Do this:
In the material below, please retype the lines from the very first through the one with "C - 10A</text>", exactly and without pictures.
>> Begin Stored data
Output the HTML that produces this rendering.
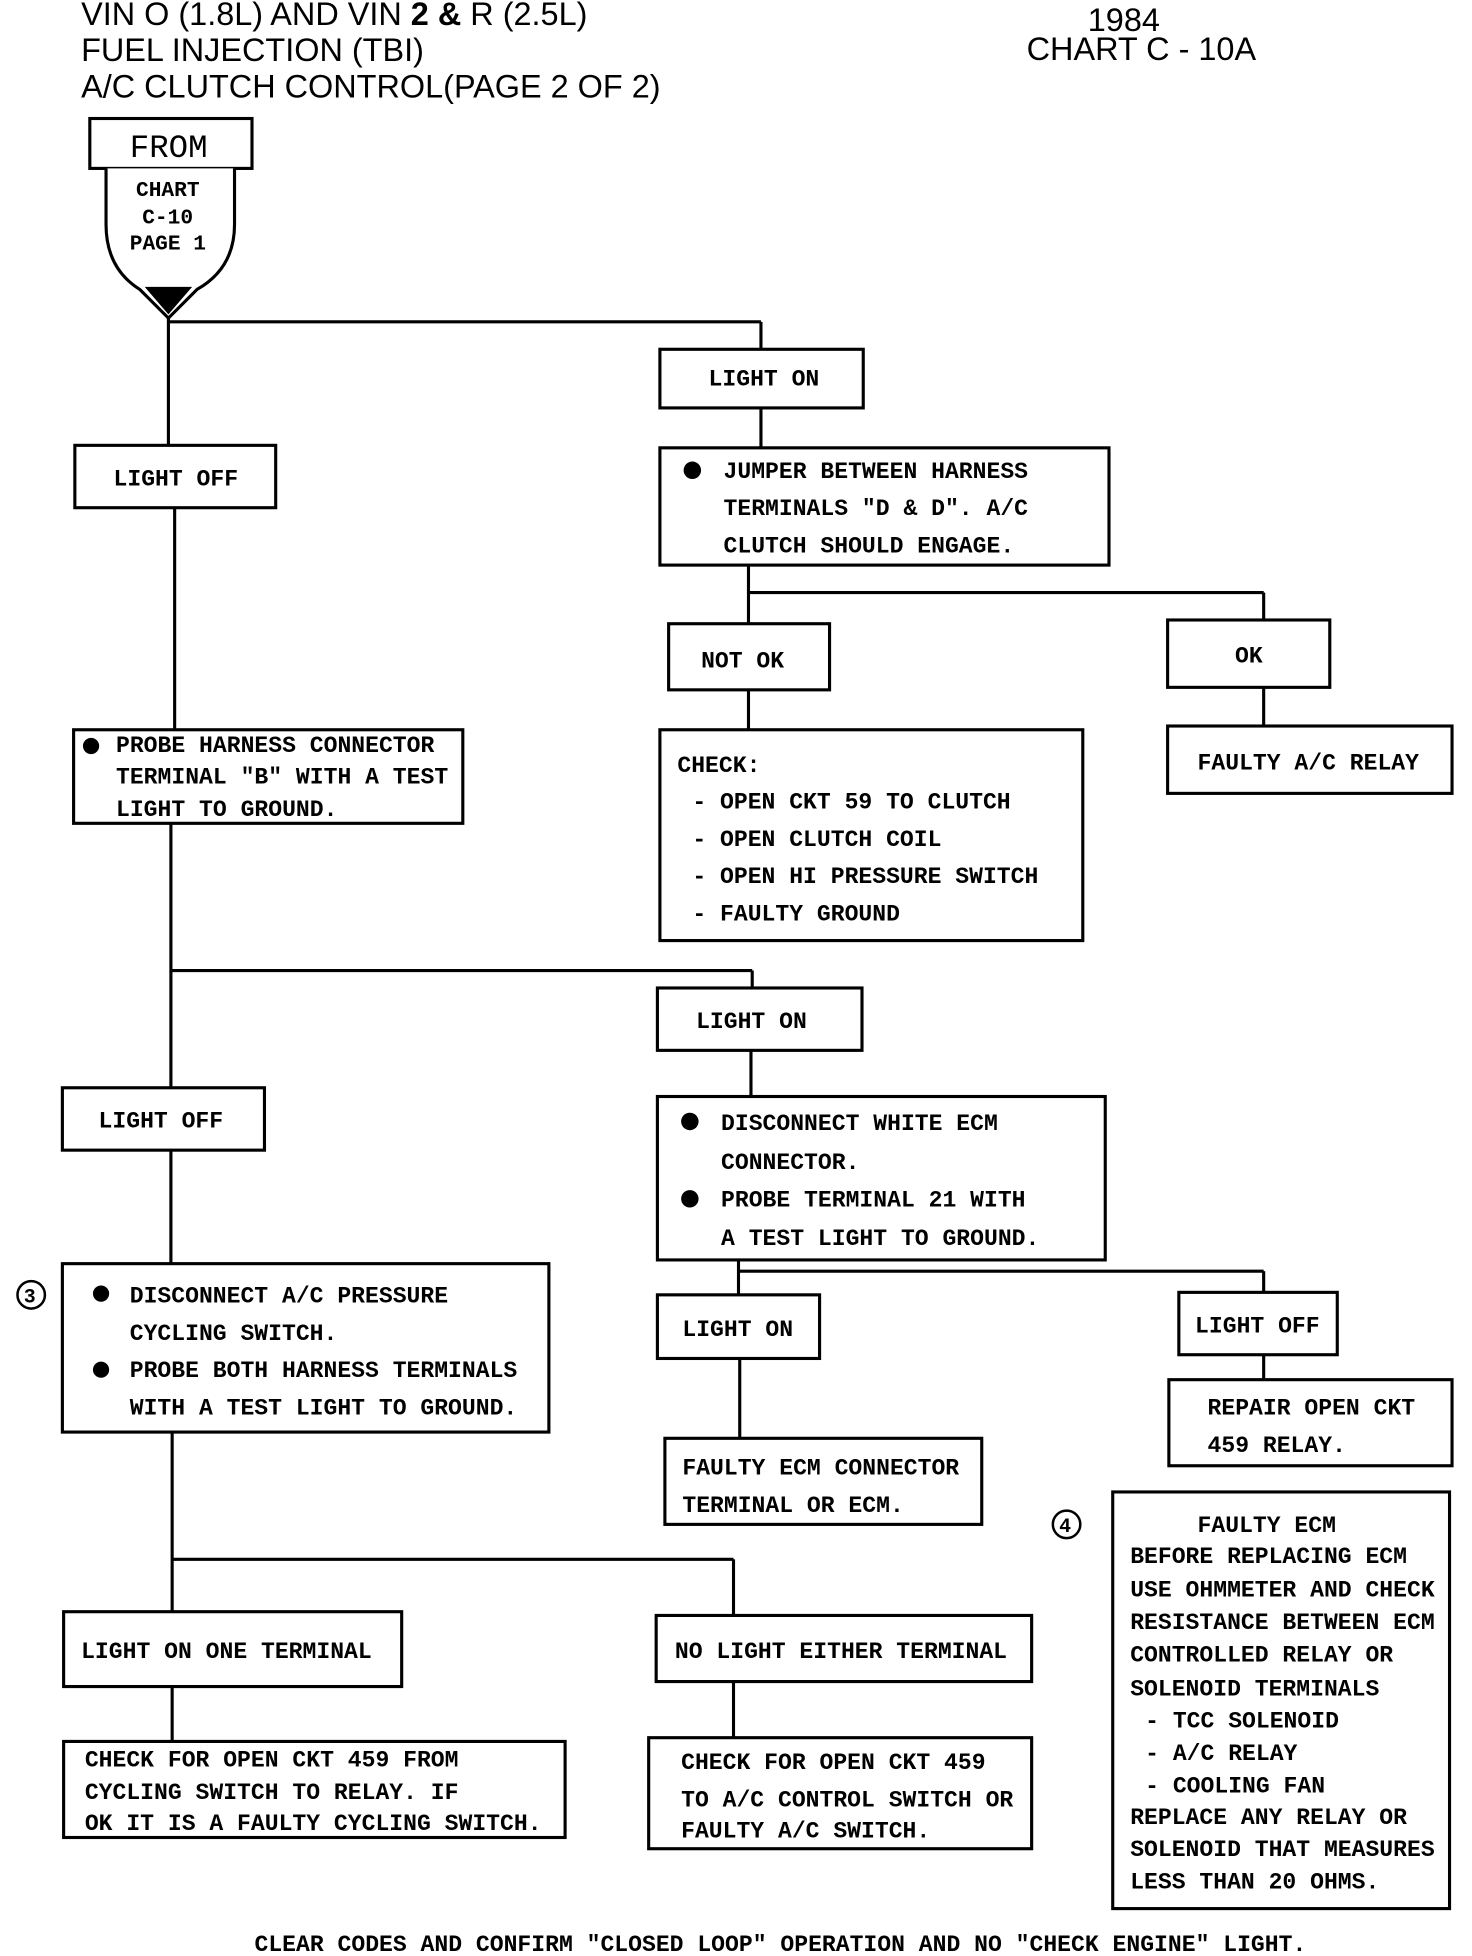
<!DOCTYPE html>
<html><head><meta charset="utf-8"><style>
html,body{margin:0;padding:0;background:#fff;}
svg{display:block}
.t{font-family:"Liberation Mono",monospace;font-weight:bold;font-size:18.5px;fill:#000}
.h{font-family:"Liberation Sans",sans-serif;font-size:26px;fill:#000}
rect{fill:#fff;stroke:#000;stroke-width:2.5}
line,path.l{stroke:#000;stroke-width:2.5;fill:none}
</style></head><body>
<svg width="1472" height="1956" viewBox="0 0 1180 1568" xmlns="http://www.w3.org/2000/svg">
<text class="h" x="65" y="20">VIN O (1.8L) AND VIN <tspan font-weight="bold">2</tspan> <tspan font-weight="bold">&amp;</tspan> R (2.5L)</text>
<text class="h" x="65" y="49">FUEL INJECTION (TBI)</text>
<text class="h" x="65" y="78">A/C CLUTCH CONTROL(PAGE 2 OF 2)</text>
<text class="h" x="872" y="25">1984</text>
<text class="h" x="823" y="48">CHART C - 10A</text>

<line x1="135" y1="250" x2="135" y2="357"/>
<line x1="135" y1="258" x2="610" y2="258"/>
<line x1="610" y1="258" x2="610" y2="280"/>
<line x1="610" y1="327" x2="610" y2="359"/>
<line x1="140" y1="407" x2="140" y2="585"/>
<line x1="600" y1="453" x2="600" y2="500"/>
<line x1="600" y1="475" x2="1013" y2="475"/>
<line x1="1013" y1="475" x2="1013" y2="497"/>
<line x1="600" y1="553" x2="600" y2="585"/>
<line x1="1013" y1="551" x2="1013" y2="582"/>
<line x1="137" y1="660" x2="137" y2="872"/>
<line x1="137" y1="778" x2="603" y2="778"/>
<line x1="603" y1="778" x2="603" y2="792"/>
<line x1="137" y1="922" x2="137" y2="1013"/>
<line x1="602" y1="842" x2="602" y2="879"/>
<line x1="592" y1="1010" x2="592" y2="1038"/>
<line x1="592" y1="1019" x2="1013" y2="1019"/>
<line x1="1013" y1="1019" x2="1013" y2="1036"/>
<line x1="1013" y1="1086" x2="1013" y2="1106"/>
<line x1="593" y1="1089" x2="593" y2="1153"/>
<line x1="138" y1="1148" x2="138" y2="1292"/>
<line x1="138" y1="1250" x2="588" y2="1250"/>
<line x1="588" y1="1250" x2="588" y2="1295"/>
<line x1="138" y1="1352" x2="138" y2="1396"/>
<line x1="588" y1="1348" x2="588" y2="1393"/>

<rect x="72" y="95" width="130" height="40"/>
<text class="t" x="104" y="126" style="font-size:26px;font-weight:normal">FROM</text>
<path d="M85 135 L85 180 Q85 215 112 232 L135 255 L158 232 Q188 215 188 180 L188 135" fill="#fff" stroke="#000" stroke-width="2.5"/>
<path d="M116 230 L135 252 L154 230 Z" fill="#000"/>
<text class="t" x="109" y="157" style="font-size:17px">CHART</text>
<text class="t" x="114" y="179" style="font-size:17px">C-10</text>
<text class="t" x="104" y="200" style="font-size:17px">PAGE 1</text>

<rect x="529" y="280" width="163" height="47"/><text class="t" x="568" y="309">LIGHT ON</text>
<rect x="60" y="357" width="161" height="50"/><text class="t" x="91" y="389">LIGHT OFF</text>
<rect x="529" y="359" width="360" height="94"/>
<circle cx="555" cy="377" r="7"/>
<text class="t" x="580" y="383">JUMPER BETWEEN HARNESS</text>
<text class="t" x="580" y="413">TERMINALS "D &amp; D". A/C</text>
<text class="t" x="580" y="443">CLUTCH SHOULD ENGAGE.</text>
<rect x="536" y="500" width="129" height="53"/><text class="t" x="562" y="535">NOT OK</text>
<rect x="936" y="497" width="130" height="54"/><text class="t" x="990" y="531">OK</text>
<rect x="936" y="582" width="228" height="54"/><text class="t" x="960" y="617">FAULTY A/C RELAY</text>
<rect x="59" y="585" width="312" height="75"/>
<circle cx="73" cy="598" r="6.5"/>
<text class="t" x="93" y="603">PROBE HARNESS CONNECTOR</text>
<text class="t" x="93" y="628">TERMINAL "B" WITH A TEST</text>
<text class="t" x="93" y="654">LIGHT TO GROUND.</text>
<rect x="529" y="585" width="339" height="169"/>
<text class="t" x="543" y="619">CHECK:</text>
<text class="t" x="555" y="648">- OPEN CKT 59 TO CLUTCH</text>
<text class="t" x="555" y="678">- OPEN CLUTCH COIL</text>
<text class="t" x="555" y="708">- OPEN HI PRESSURE SWITCH</text>
<text class="t" x="555" y="738">- FAULTY GROUND</text>
<rect x="527" y="792" width="164" height="50"/><text class="t" x="558" y="824">LIGHT ON</text>
<rect x="50" y="872" width="162" height="50"/><text class="t" x="79" y="904">LIGHT OFF</text>
<rect x="527" y="879" width="359" height="131"/>
<circle cx="553" cy="899" r="7"/>
<text class="t" x="578" y="906">DISCONNECT WHITE ECM</text>
<text class="t" x="578" y="937">CONNECTOR.</text>
<circle cx="553" cy="961" r="7"/>
<text class="t" x="578" y="967">PROBE TERMINAL 21 WITH</text>
<text class="t" x="578" y="998">A TEST LIGHT TO GROUND.</text>
<circle cx="25" cy="1038" r="11" fill="#fff" stroke="#000" stroke-width="2"/>
<text class="t" x="19" y="1044" style="font-size:16px">3</text>
<rect x="50" y="1013" width="390" height="135"/>
<circle cx="81" cy="1037" r="6.5"/>
<text class="t" x="104" y="1044">DISCONNECT A/C PRESSURE</text>
<text class="t" x="104" y="1074">CYCLING SWITCH.</text>
<circle cx="81" cy="1098" r="6.5"/>
<text class="t" x="104" y="1104">PROBE BOTH HARNESS TERMINALS</text>
<text class="t" x="104" y="1134">WITH A TEST LIGHT TO GROUND.</text>
<rect x="527" y="1038" width="130" height="51"/><text class="t" x="547" y="1071">LIGHT ON</text>
<rect x="945" y="1036" width="127" height="50"/><text class="t" x="958" y="1068">LIGHT OFF</text>
<rect x="937" y="1106" width="227" height="69"/>
<text class="t" x="968" y="1134">REPAIR OPEN CKT</text>
<text class="t" x="968" y="1164">459 RELAY.</text>
<rect x="533" y="1153" width="254" height="69"/>
<text class="t" x="547" y="1182">FAULTY ECM CONNECTOR</text>
<text class="t" x="547" y="1212">TERMINAL OR ECM.</text>
<circle cx="855" cy="1222" r="11" fill="#fff" stroke="#000" stroke-width="2"/>
<text class="t" x="849" y="1228" style="font-size:16px">4</text>
<rect x="892" y="1196" width="270" height="334"/>
<text class="t" x="960" y="1228">FAULTY ECM</text>
<text class="t" x="906" y="1253">BEFORE REPLACING ECM</text>
<text class="t" x="906" y="1280">USE OHMMETER AND CHECK</text>
<text class="t" x="906" y="1306">RESISTANCE BETWEEN ECM</text>
<text class="t" x="906" y="1332">CONTROLLED RELAY OR</text>
<text class="t" x="906" y="1359">SOLENOID TERMINALS</text>
<text class="t" x="918" y="1385">- TCC SOLENOID</text>
<text class="t" x="918" y="1411">- A/C RELAY</text>
<text class="t" x="918" y="1437">- COOLING FAN</text>
<text class="t" x="906" y="1462">REPLACE ANY RELAY OR</text>
<text class="t" x="906" y="1488">SOLENOID THAT MEASURES</text>
<text class="t" x="906" y="1514">LESS THAN 20 OHMS.</text>
<rect x="51" y="1292" width="271" height="60"/><text class="t" x="65" y="1329">LIGHT ON ONE TERMINAL</text>
<rect x="526" y="1295" width="301" height="53"/><text class="t" x="541" y="1329">NO LIGHT EITHER TERMINAL</text>
<rect x="51" y="1396" width="402" height="77"/>
<text class="t" x="68" y="1416">CHECK FOR OPEN CKT 459 FROM</text>
<text class="t" x="68" y="1442">CYCLING SWITCH TO RELAY. IF</text>
<text class="t" x="68" y="1467">OK IT IS A FAULTY CYCLING SWITCH.</text>
<rect x="520" y="1393" width="307" height="89"/>
<text class="t" x="546" y="1418">CHECK FOR OPEN CKT 459</text>
<text class="t" x="546" y="1448">TO A/C CONTROL SWITCH OR</text>
<text class="t" x="546" y="1473">FAULTY A/C SWITCH.</text>
<text class="t" x="204" y="1564" style="font-size:18.5px">CLEAR CODES AND CONFIRM "CLOSED LOOP" OPERATION AND NO "CHECK ENGINE" LIGHT.</text>
</svg>
</body></html>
>> End Stored data
Response to this task:
Output the HTML that produces this rendering.
<!DOCTYPE html>
<html><head><meta charset="utf-8"><style>
html,body{margin:0;padding:0;background:#fff;}
svg{display:block}
.t{font-family:"Liberation Mono",monospace;font-weight:bold;font-size:18.5px;fill:#000}
.h{font-family:"Liberation Sans",sans-serif;font-size:26px;fill:#000}
rect{fill:#fff;stroke:#000;stroke-width:2.5}
line,path.l{stroke:#000;stroke-width:2.5;fill:none}
</style></head><body>
<svg width="1472" height="1956" viewBox="0 0 1180 1568" xmlns="http://www.w3.org/2000/svg">
<text class="h" x="65" y="20">VIN O (1.8L) AND VIN <tspan font-weight="bold">2</tspan> <tspan font-weight="bold">&amp;</tspan> R (2.5L)</text>
<text class="h" x="65" y="49">FUEL INJECTION (TBI)</text>
<text class="h" x="65" y="78">A/C CLUTCH CONTROL(PAGE 2 OF 2)</text>
<text class="h" x="872" y="25">1984</text>
<text class="h" x="823" y="48">CHART C - 10A</text>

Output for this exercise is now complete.